Committee Reports – The Committee shall produce the following reports and provide them to the Board:

  1. An annual report of the Compensation Committee on executive compensation for inclusion in the Company’s annual proxy statement in accordance with applicable SEC rules and regulations.
  2. An annual performance evaluation of the Committee, which evaluation must compare the performance of the Committee with the requirements of this charter. The performance evaluation should also recommend to the Board any improvements to this charter deemed necessary or desirable by the Committee. The performance evaluation by the Committee shall be conducted in such manner, as the Committee deems appropriate. The report to the Board may take the form of an oral report by the chairperson of the Committee or any other member of the Committee designated by the Committee to make this report.
  3. A summary of the actions taken at each Committee meeting, which shall be presented to the Board at the next Board meeting.

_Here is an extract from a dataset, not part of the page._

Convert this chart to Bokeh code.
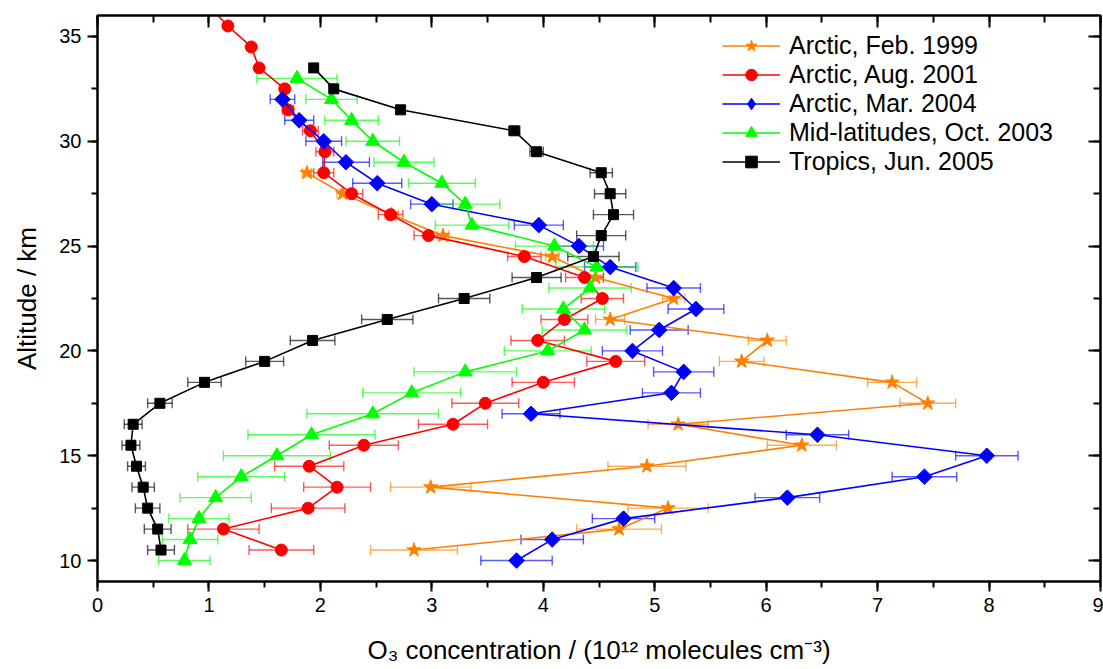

Resources and Authority of the Committee – The Committee shall have the resources and authority appropriate to discharge its duties and responsibilities, including the authority to select, retain, terminate, and approve the fees and other retention terms of special counsel or other experts or consultants, as it deems appropriate, without seeking approval of the Board or management. With respect to compensation consultants retained to assist in the evaluation of director, CEO or executive officer compensation, this authority shall be vested solely in the Committee.